We know they have been busy with their “Belt and Road” initiative. For those of you not familiar with it, the program involves large loans to countries to help them improve infrastructure, with the further help of Chinese technology and engineering—port facilities, roads, and railroads. The outcome is increased Chinese presence and influence and what I call “golden chains” that enslave these countries in debt to China.

China is rapidly becoming Africa’s largest customer.  And the Chinese are looking to gain control over many of the strategic minerals found there. The arrangement goes both ways as China is also using African labor to produce many of its products.

So, what would the U.S. do? These events are currently playing out in real life. My guess, as a thriller writer, is that the authorities just might send in Dan Stone, under deep cover, to disrupt this steadily growing influence.

And now some new postulating suggests the stakes might just be even higher…rising to an existential level. I can’t give it all away, but current events, snippets of information that one can glean from searching the news, have led me to a very disquieting proposition which I am adding to my story.
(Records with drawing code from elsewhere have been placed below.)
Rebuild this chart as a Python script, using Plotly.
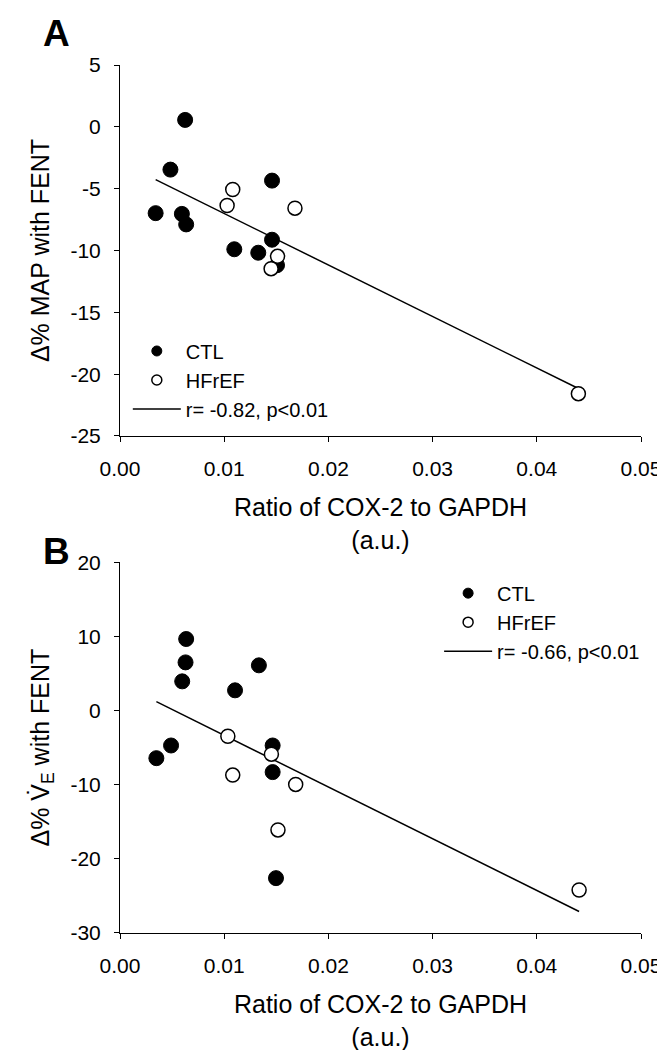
import plotly.graph_objects as go

# Panel A: change in MAP with FENT vs COX-2/GAPDH
ctl_a_x = [0.00625, 0.00484, 0.01459, 0.00342, 0.00594, 0.00635, 0.01459, 0.01097, 0.01327, 0.01507]
ctl_a_y = [0.56, -3.46, -4.35, -6.98, -7.04, -7.89, -9.13, -9.90, -10.18, -11.19]
hf_a_x = [0.01082, 0.01028, 0.01679, 0.01512, 0.01450, 0.04399]
hf_a_y = [-5.07, -6.36, -6.58, -10.47, -11.47, -21.58]
fit_a_x = [0.00342, 0.04399]
fit_a_y = [-4.27, -21.16]

# Panel B: change in VE with FENT vs COX-2/GAPDH
ctl_b_x = [0.00635, 0.00629, 0.00597, 0.01333, 0.01104, 0.00490, 0.00349, 0.01465, 0.01465, 0.01497]
ctl_b_y = [9.65, 6.50, 3.94, 6.10, 2.73, -4.71, -6.42, -4.71, -8.30, -22.60]
hf_b_x = [0.01035, 0.01453, 0.01082, 0.01686, 0.01516, 0.04406]
hf_b_y = [-3.46, -5.88, -8.70, -9.96, -16.10, -24.20]
fit_b_x = [0.00349, 0.04406]
fit_b_y = [1.21, -27.10]

x_ticks = [0.00, 0.01, 0.02, 0.03, 0.04, 0.05]
y_a_ticks = [5, 0, -5, -10, -15, -20, -25]
y_b_ticks = [20, 10, 0, -10, -20, -30]

FONT = "Arial, Liberation Sans, sans-serif"

fig = go.Figure()


def add_panel(fig, ctl_x, ctl_y, hf_x, hf_y, fit_x, fit_y, r_label, xa, ya, legend):
    ctl_marker = dict(color="black", line=dict(color="black", width=1))
    hf_marker = dict(color="white", line=dict(color="black", width=1.5))

    fig.add_trace(go.Scatter(
        x=fit_x, y=fit_y, mode="lines", name=r_label,
        line=dict(color="black", width=1.5),
        xaxis=xa, yaxis=ya, legend=legend, legendrank=3,
    ))
    fig.add_trace(go.Scatter(
        x=ctl_x, y=ctl_y, mode="markers", name="CTL", showlegend=False,
        marker=dict(ctl_marker, size=15), xaxis=xa, yaxis=ya,
    ))
    fig.add_trace(go.Scatter(
        x=hf_x, y=hf_y, mode="markers", name="HFrEF", showlegend=False,
        marker=dict(hf_marker, size=14), xaxis=xa, yaxis=ya,
    ))
    # smaller symbols for the legend, as in the original figure
    fig.add_trace(go.Scatter(
        x=[None], y=[None], mode="markers", name="CTL",
        marker=dict(ctl_marker, size=10), xaxis=xa, yaxis=ya,
        legend=legend, legendrank=1,
    ))
    fig.add_trace(go.Scatter(
        x=[None], y=[None], mode="markers", name="HFrEF",
        marker=dict(hf_marker, size=10), xaxis=xa, yaxis=ya,
        legend=legend, legendrank=2,
    ))


add_panel(fig, ctl_a_x, ctl_a_y, hf_a_x, hf_a_y, fit_a_x, fit_a_y,
          "r= -0.82, p<0.01", "x", "y", "legend")
add_panel(fig, ctl_b_x, ctl_b_y, hf_b_x, hf_b_y, fit_b_x, fit_b_y,
          "r= -0.66, p<0.01", "x2", "y2", "legend2")

axis_common = dict(
    showline=True, linecolor="black", linewidth=1,
    ticks="outside", ticklen=5, tickwidth=1, tickcolor="black",
    showgrid=False, zeroline=False,
    tickfont=dict(family=FONT, size=21, color="black"),
    ticklabelstandoff=9,
)
x_title = dict(text="Ratio of COX-2 to GAPDH<br>(a.u.)",
               font=dict(family=FONT, size=25, color="black"), standoff=19)
legend_common = dict(xanchor="left", yanchor="top", bgcolor="rgba(0,0,0,0)",
                     itemwidth=48, tracegroupgap=0,
                     font=dict(family=FONT, size=20, color="black"))

fig.update_layout(
    width=665, height=1050,
    margin=dict(l=112, r=23, t=57, b=122),
    paper_bgcolor="white", plot_bgcolor="white",
    xaxis=dict(axis_common, domain=[0, 1], anchor="y", range=[0, 0.05],
               tickvals=x_ticks, tickformat=".2f", title=x_title),
    yaxis=dict(axis_common, domain=[0.5726, 1], anchor="x", range=[-25, 5],
               tickvals=y_a_ticks, ticktext=[str(v) for v in y_a_ticks],
               title=dict(text="Δ% MAP with FENT",
                          font=dict(family=FONT, size=25, color="black"), standoff=13)),
    xaxis2=dict(axis_common, domain=[0, 1], anchor="y2", range=[0, 0.05],
                tickvals=x_ticks, tickformat=".2f", title=x_title),
    yaxis2=dict(axis_common, domain=[0, 0.4271], anchor="x2", range=[-30, 20],
                tickvals=y_b_ticks, ticktext=[str(v) for v in y_b_ticks],
                title=dict(text="Δ% V\u0307<sub>E</sub> with FENT",
                           font=dict(family=FONT, size=25, color="black"), standoff=13)),
    legend=dict(legend_common, x=0.015, y=0.693),
    legend2=dict(legend_common, x=0.6125, y=0.414),
    showlegend=True,
    annotations=[
        dict(text="<b>A</b>", x=-0.1226, y=1.062, xref="paper", yref="paper",
             xanchor="center", yanchor="top", showarrow=False,
             font=dict(family=FONT, size=37, color="black")),
        dict(text="<b>B</b>", x=-0.1226, y=0.4397, xref="paper", yref="paper",
             xanchor="center", yanchor="middle", showarrow=False,
             font=dict(family=FONT, size=37, color="black")),
    ],
)

fig.write_html("out.html")
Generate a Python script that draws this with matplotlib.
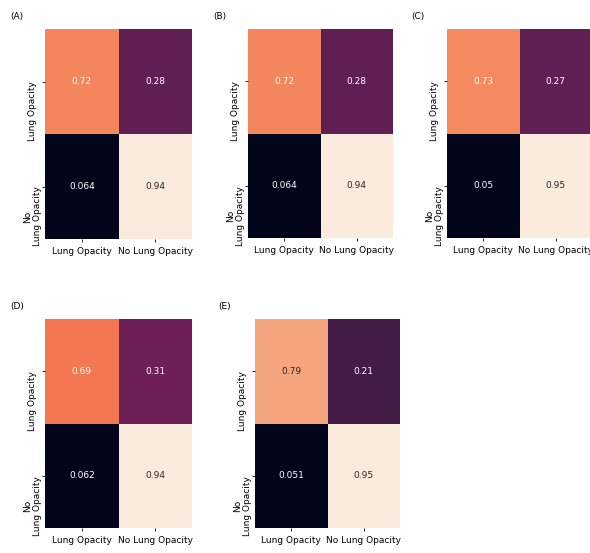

Researching Africa has been an amazing experience. There is so much to learn. I’m concentrating on the Democratic Republic of the Congo, the DRC, or as our State Department refers to it, DROC (they love their acronyms). DROC is one of the richest countries in Africa, but also one of the poorest. Only 2% of their roads are paved. To get from Kinshasa, the capitol, located on the Congo River in the west of the country, to Goma, the largest city in the east, next to the Rwandan border, you can fly on local airlines or drive on mostly unpaved roads that might take up to a week, depending on the weather. There is no rail connection.

If you want to take a ferry ride from Kinshasa, up the Congo to Kisangani, a large city in the east, it could take two months. Ferry operators stop at the towns along the river and may not set out further upriver until they have enough paying passengers.

And DROC has 80% of the world’s supply of coltan. This is an ore from which we get niobium and tantalum, two metals necessary for cell phones and other miniaturized electronic devices. This, in addition to large supplies of gold, copper, cobalt, and diamonds which the Chinese are also interested in controlling. A thriller story line if ever there was one.